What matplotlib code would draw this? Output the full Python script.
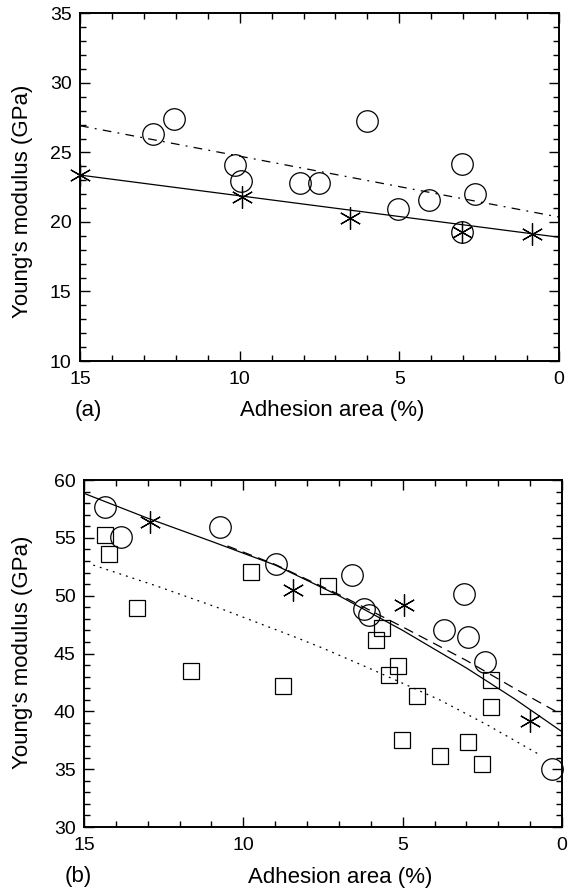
import numpy as np
import matplotlib
matplotlib.use('Agg')
import matplotlib.pyplot as plt
from matplotlib.ticker import MultipleLocator

plt.rcParams['font.family'] = ['Liberation Sans', 'DejaVu Sans']

# ---- panel (a) ----
a_circ_x = [12.73, 12.05, 10.16, 9.95, 8.12, 7.51, 6.02, 5.03, 4.06, 3.04, 2.64, 3.04]
a_circ_y = [26.3, 27.4, 24.1, 22.95, 22.8, 22.8, 27.25, 20.95, 21.6, 24.2, 22.0, 19.25]
a_star_x = [15.0, 9.93, 6.53, 3.04, 0.84]
a_star_y = [23.35, 21.8, 20.25, 19.25, 19.1]
a_solid_x = [15, 0]
a_solid_y = [23.37, 18.9]
a_dashdot_x = [15, 0]
a_dashdot_y = [26.92, 20.35]

# ---- panel (b) ----
b_circ_x = [14.35, 13.83, 10.72, 8.97, 6.60, 6.20, 6.06, 3.09, 3.69, 2.95, 2.42, 0.32]
b_circ_y = [57.64, 55.05, 55.97, 52.72, 51.75, 48.84, 48.35, 50.16, 47.06, 46.42, 44.24, 35.06]
b_sq_x = [14.33, 14.23, 9.75, 13.34, 7.34, 11.63, 8.75, 5.66, 5.83, 5.15, 5.43, 4.54,
          5.03, 3.83, 2.94, 2.52, 2.23, 2.23]
b_sq_y = [55.23, 53.62, 52.09, 48.9, 50.85, 43.46, 42.17, 47.2, 46.14, 43.95, 43.17, 41.36,
          37.51, 36.13, 37.34, 35.41, 42.69, 40.38]
b_star_x = [12.92, 8.43, 4.97, 1.0]
b_star_y = [56.4, 50.51, 49.21, 39.15]
b_solid_x = [15, 13, 11, 9, 7, 5, 3, 1.5, 0]
b_solid_y = [58.85, 56.7, 54.7, 52.65, 50.0, 47.0, 43.75, 41.1, 38.24]
b_dash_x = [10.5, 9, 7, 5, 3, 1.5, 0]
b_dash_y = [54.3, 52.7, 50.1, 47.3, 44.4, 42.0, 39.7]
b_dot_x = [14.71, 12.72, 10.63, 8.54, 7.49, 5.92, 3.83, 2.36, 0.69]
b_dot_y = [52.65, 50.84, 48.8, 46.6, 45.45, 43.57, 40.98, 38.85, 36.23]

fs_tick = 14
fs_lab = 16
star = (6, 2, 0)

fig = plt.figure(figsize=(5.72, 8.89), dpi=100)
ax1 = fig.add_axes([0.1399, 0.5939, 0.8374, 0.3911])
ax2 = fig.add_axes([0.1469, 0.0697, 0.8357, 0.3903])

# (a)
ax1.plot(a_solid_x, a_solid_y, color='black', lw=0.9)
ax1.plot(a_dashdot_x, a_dashdot_y, color='black', lw=0.9, linestyle=(0, (7, 5, 1.5, 5)))
ax1.plot(a_circ_x, a_circ_y, 'o', ms=15.5, mfc='none', mec='black', mew=0.9, clip_on=False)
ax1.plot(a_star_x, a_star_y, marker=star, ls='none', ms=16, color='black', mew=0.9,
         clip_on=False)
ax1.set_ylim(10, 35)
ax1.set_yticks([10, 15, 20, 25, 30, 35])

# (b)
ax2.plot(b_solid_x, b_solid_y, color='black', lw=0.9)
ax2.plot(b_dash_x, b_dash_y, color='black', lw=0.9, linestyle=(0, (8, 5)))
ax2.plot(b_dot_x, b_dot_y, color='black', lw=0.9, linestyle=(0, (1.5, 4)))
ax2.plot(b_circ_x, b_circ_y, 'o', ms=15.5, mfc='none', mec='black', mew=0.9, clip_on=False)
ax2.plot(b_sq_x, b_sq_y, 's', ms=12, mfc='none', mec='black', mew=0.9, clip_on=False)
ax2.plot(b_star_x, b_star_y, marker=star, ls='none', ms=16, color='black', mew=0.9,
         clip_on=False)
ax2.set_ylim(30, 60)
ax2.set_yticks([30, 35, 40, 45, 50, 55, 60])

for ax, tag, lx in [(ax1, '(a)', 0.017), (ax2, '(b)', -0.013)]:
    ax.set_xlim(15, 0)
    ax.set_xticks([15, 10, 5, 0])
    ax.xaxis.set_minor_locator(MultipleLocator(1))
    ax.yaxis.set_minor_locator(MultipleLocator(1))
    ax.tick_params(which='both', direction='in', top=True, right=True,
                   width=1.0, labelsize=fs_tick)
    ax.tick_params(which='major', length=7)
    ax.tick_params(which='minor', length=4)
    ax.tick_params(axis='x', pad=7)
    ax.tick_params(axis='y', pad=6)
    for s in ax.spines.values():
        s.set_linewidth(1.4)
    ax.set_ylabel("Young's modulus (GPa)", fontsize=fs_lab, va='center')
    ax.set_xlabel('Adhesion area (%)', fontsize=fs_lab, va='center')
    ax.text(lx, -0.142, tag, transform=ax.transAxes, ha='center', va='center',
            fontsize=fs_lab)

ax1.yaxis.set_label_coords(-0.12, 0.46)
ax1.xaxis.set_label_coords(0.527, -0.142)
ax2.yaxis.set_label_coords(-0.128, 0.505)
ax2.xaxis.set_label_coords(0.536, -0.144)

fig.savefig('out.png', dpi=100)
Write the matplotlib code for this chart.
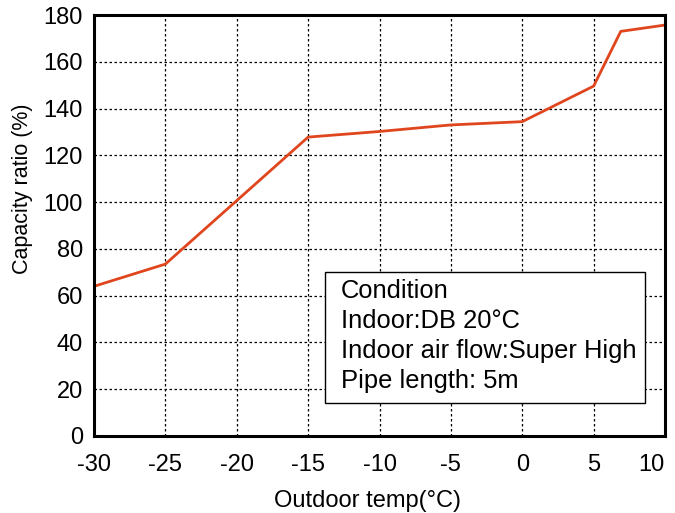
import matplotlib
matplotlib.use("Agg")
import matplotlib.pyplot as plt
from matplotlib.patches import Rectangle

# datos
outdoor_temp = [-30, -25, -15, -10, -5, 0, 5, 6.9, 10]
capacity_ratio = [64, 73.5, 127.8, 130.2, 133, 134.4, 149.6, 173, 175.7]

x_ticks = [-30, -25, -20, -15, -10, -5, 0, 5, 10]
y_ticks = [0, 20, 40, 60, 80, 100, 120, 140, 160, 180]

condition_lines = ["Condition", "Indoor:DB 20°C",
                   "Indoor air flow:Super High", "Pipe length: 5m"]

plt.rcParams['font.family'] = ['Liberation Sans', 'DejaVu Sans']
plt.rcParams['axes.unicode_minus'] = False

fig = plt.figure(figsize=(6.75, 5.13), dpi=100)
ax = fig.add_axes([94/675, 1 - 436/513, 571/675, 421/513])

ax.plot(outdoor_temp, capacity_ratio, color='#e0461e', linewidth=2)

ax.set_xlim(-30, 10)
ax.set_ylim(0, 180)
ax.set_xticks(x_ticks)
ax.set_yticks(y_ticks)
ax.tick_params(axis='both', length=0, labelsize=17)
ax.tick_params(axis='x', pad=13)
ax.tick_params(axis='y', pad=8)
ax.grid(True, color='black', linestyle=(0, (2, 2)), linewidth=0.9)

# el "10" del extremo alineado a la derecha para que no se corte
ax.xaxis.get_major_ticks()[-1].label1.set_horizontalalignment('right')

for s in ax.spines.values():
    s.set_linewidth(2.2)
    s.set_color('black')

ax.set_xlabel("Outdoor temp(°C)", fontsize=17)
ax.xaxis.set_label_coords((367 - 94) / 571, -(501 - 436) / 421)
ax.set_ylabel("Capacity ratio (%)", fontsize=15.5)
ax.yaxis.set_label_coords(-(94 - 23) / 571, (436 - 189) / 421)
ax.xaxis.label.set_va('center')
ax.yaxis.label.set_va('center')

# cuadro de condiciones
ax.add_patch(Rectangle((0.4046, 0.0784), 0.5604, 0.3111, transform=ax.transAxes,
                       facecolor='white', edgecolor='black', linewidth=1, zorder=3))
ax.text(0.4326, 0.374, "\n".join(condition_lines), transform=ax.transAxes,
        fontsize=18.4, va='top', ha='left', linespacing=1.33, zorder=4)

fig.savefig("out.png", dpi=100)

----------

* Objective
Your task is to retype all the entries exactly and leave out any pictures.

* Exercise answer
What matplotlib code would draw this? Output the full Python script.
import numpy as np
import matplotlib
matplotlib.use('Agg')
import matplotlib.pyplot as plt
from matplotlib.ticker import MultipleLocator

plt.rcParams['font.family'] = ['Liberation Sans', 'DejaVu Sans']

# ---- panel (a) ----
a_circ_x = [12.73, 12.05, 10.16, 9.95, 8.12, 7.51, 6.02, 5.03, 4.06, 3.04, 2.64, 3.04]
a_circ_y = [26.3, 27.4, 24.1, 22.95, 22.8, 22.8, 27.25, 20.95, 21.6, 24.2, 22.0, 19.25]
a_star_x = [15.0, 9.93, 6.53, 3.04, 0.84]
a_star_y = [23.35, 21.8, 20.25, 19.25, 19.1]
a_solid_x = [15, 0]
a_solid_y = [23.37, 18.9]
a_dashdot_x = [15, 0]
a_dashdot_y = [26.92, 20.35]

# ---- panel (b) ----
b_circ_x = [14.35, 13.83, 10.72, 8.97, 6.60, 6.20, 6.06, 3.09, 3.69, 2.95, 2.42, 0.32]
b_circ_y = [57.64, 55.05, 55.97, 52.72, 51.75, 48.84, 48.35, 50.16, 47.06, 46.42, 44.24, 35.06]
b_sq_x = [14.33, 14.23, 9.75, 13.34, 7.34, 11.63, 8.75, 5.66, 5.83, 5.15, 5.43, 4.54,
          5.03, 3.83, 2.94, 2.52, 2.23, 2.23]
b_sq_y = [55.23, 53.62, 52.09, 48.9, 50.85, 43.46, 42.17, 47.2, 46.14, 43.95, 43.17, 41.36,
          37.51, 36.13, 37.34, 35.41, 42.69, 40.38]
b_star_x = [12.92, 8.43, 4.97, 1.0]
b_star_y = [56.4, 50.51, 49.21, 39.15]
b_solid_x = [15, 13, 11, 9, 7, 5, 3, 1.5, 0]
b_solid_y = [58.85, 56.7, 54.7, 52.65, 50.0, 47.0, 43.75, 41.1, 38.24]
b_dash_x = [10.5, 9, 7, 5, 3, 1.5, 0]
b_dash_y = [54.3, 52.7, 50.1, 47.3, 44.4, 42.0, 39.7]
b_dot_x = [14.71, 12.72, 10.63, 8.54, 7.49, 5.92, 3.83, 2.36, 0.69]
b_dot_y = [52.65, 50.84, 48.8, 46.6, 45.45, 43.57, 40.98, 38.85, 36.23]

fs_tick = 14
fs_lab = 16
star = (6, 2, 0)

fig = plt.figure(figsize=(5.72, 8.89), dpi=100)
ax1 = fig.add_axes([0.1399, 0.5939, 0.8374, 0.3911])
ax2 = fig.add_axes([0.1469, 0.0697, 0.8357, 0.3903])

# (a)
ax1.plot(a_solid_x, a_solid_y, color='black', lw=0.9)
ax1.plot(a_dashdot_x, a_dashdot_y, color='black', lw=0.9, linestyle=(0, (7, 5, 1.5, 5)))
ax1.plot(a_circ_x, a_circ_y, 'o', ms=15.5, mfc='none', mec='black', mew=0.9, clip_on=False)
ax1.plot(a_star_x, a_star_y, marker=star, ls='none', ms=16, color='black', mew=0.9,
         clip_on=False)
ax1.set_ylim(10, 35)
ax1.set_yticks([10, 15, 20, 25, 30, 35])

# (b)
ax2.plot(b_solid_x, b_solid_y, color='black', lw=0.9)
ax2.plot(b_dash_x, b_dash_y, color='black', lw=0.9, linestyle=(0, (8, 5)))
ax2.plot(b_dot_x, b_dot_y, color='black', lw=0.9, linestyle=(0, (1.5, 4)))
ax2.plot(b_circ_x, b_circ_y, 'o', ms=15.5, mfc='none', mec='black', mew=0.9, clip_on=False)
ax2.plot(b_sq_x, b_sq_y, 's', ms=12, mfc='none', mec='black', mew=0.9, clip_on=False)
ax2.plot(b_star_x, b_star_y, marker=star, ls='none', ms=16, color='black', mew=0.9,
         clip_on=False)
ax2.set_ylim(30, 60)
ax2.set_yticks([30, 35, 40, 45, 50, 55, 60])

for ax, tag, lx in [(ax1, '(a)', 0.017), (ax2, '(b)', -0.013)]:
    ax.set_xlim(15, 0)
    ax.set_xticks([15, 10, 5, 0])
    ax.xaxis.set_minor_locator(MultipleLocator(1))
    ax.yaxis.set_minor_locator(MultipleLocator(1))
    ax.tick_params(which='both', direction='in', top=True, right=True,
                   width=1.0, labelsize=fs_tick)
    ax.tick_params(which='major', length=7)
    ax.tick_params(which='minor', length=4)
    ax.tick_params(axis='x', pad=7)
    ax.tick_params(axis='y', pad=6)
    for s in ax.spines.values():
        s.set_linewidth(1.4)
    ax.set_ylabel("Young's modulus (GPa)", fontsize=fs_lab, va='center')
    ax.set_xlabel('Adhesion area (%)', fontsize=fs_lab, va='center')
    ax.text(lx, -0.142, tag, transform=ax.transAxes, ha='center', va='center',
            fontsize=fs_lab)

ax1.yaxis.set_label_coords(-0.12, 0.46)
ax1.xaxis.set_label_coords(0.527, -0.142)
ax2.yaxis.set_label_coords(-0.128, 0.505)
ax2.xaxis.set_label_coords(0.536, -0.144)

fig.savefig('out.png', dpi=100)
Write the matplotlib code for this chart.
import matplotlib
matplotlib.use("Agg")
import matplotlib.pyplot as plt
from matplotlib.patches import Rectangle

# datos
outdoor_temp = [-30, -25, -15, -10, -5, 0, 5, 6.9, 10]
capacity_ratio = [64, 73.5, 127.8, 130.2, 133, 134.4, 149.6, 173, 175.7]

x_ticks = [-30, -25, -20, -15, -10, -5, 0, 5, 10]
y_ticks = [0, 20, 40, 60, 80, 100, 120, 140, 160, 180]

condition_lines = ["Condition", "Indoor:DB 20°C",
                   "Indoor air flow:Super High", "Pipe length: 5m"]

plt.rcParams['font.family'] = ['Liberation Sans', 'DejaVu Sans']
plt.rcParams['axes.unicode_minus'] = False

fig = plt.figure(figsize=(6.75, 5.13), dpi=100)
ax = fig.add_axes([94/675, 1 - 436/513, 571/675, 421/513])

ax.plot(outdoor_temp, capacity_ratio, color='#e0461e', linewidth=2)

ax.set_xlim(-30, 10)
ax.set_ylim(0, 180)
ax.set_xticks(x_ticks)
ax.set_yticks(y_ticks)
ax.tick_params(axis='both', length=0, labelsize=17)
ax.tick_params(axis='x', pad=13)
ax.tick_params(axis='y', pad=8)
ax.grid(True, color='black', linestyle=(0, (2, 2)), linewidth=0.9)

# el "10" del extremo alineado a la derecha para que no se corte
ax.xaxis.get_major_ticks()[-1].label1.set_horizontalalignment('right')

for s in ax.spines.values():
    s.set_linewidth(2.2)
    s.set_color('black')

ax.set_xlabel("Outdoor temp(°C)", fontsize=17)
ax.xaxis.set_label_coords((367 - 94) / 571, -(501 - 436) / 421)
ax.set_ylabel("Capacity ratio (%)", fontsize=15.5)
ax.yaxis.set_label_coords(-(94 - 23) / 571, (436 - 189) / 421)
ax.xaxis.label.set_va('center')
ax.yaxis.label.set_va('center')

# cuadro de condiciones
ax.add_patch(Rectangle((0.4046, 0.0784), 0.5604, 0.3111, transform=ax.transAxes,
                       facecolor='white', edgecolor='black', linewidth=1, zorder=3))
ax.text(0.4326, 0.374, "\n".join(condition_lines), transform=ax.transAxes,
        fontsize=18.4, va='top', ha='left', linespacing=1.33, zorder=4)

fig.savefig("out.png", dpi=100)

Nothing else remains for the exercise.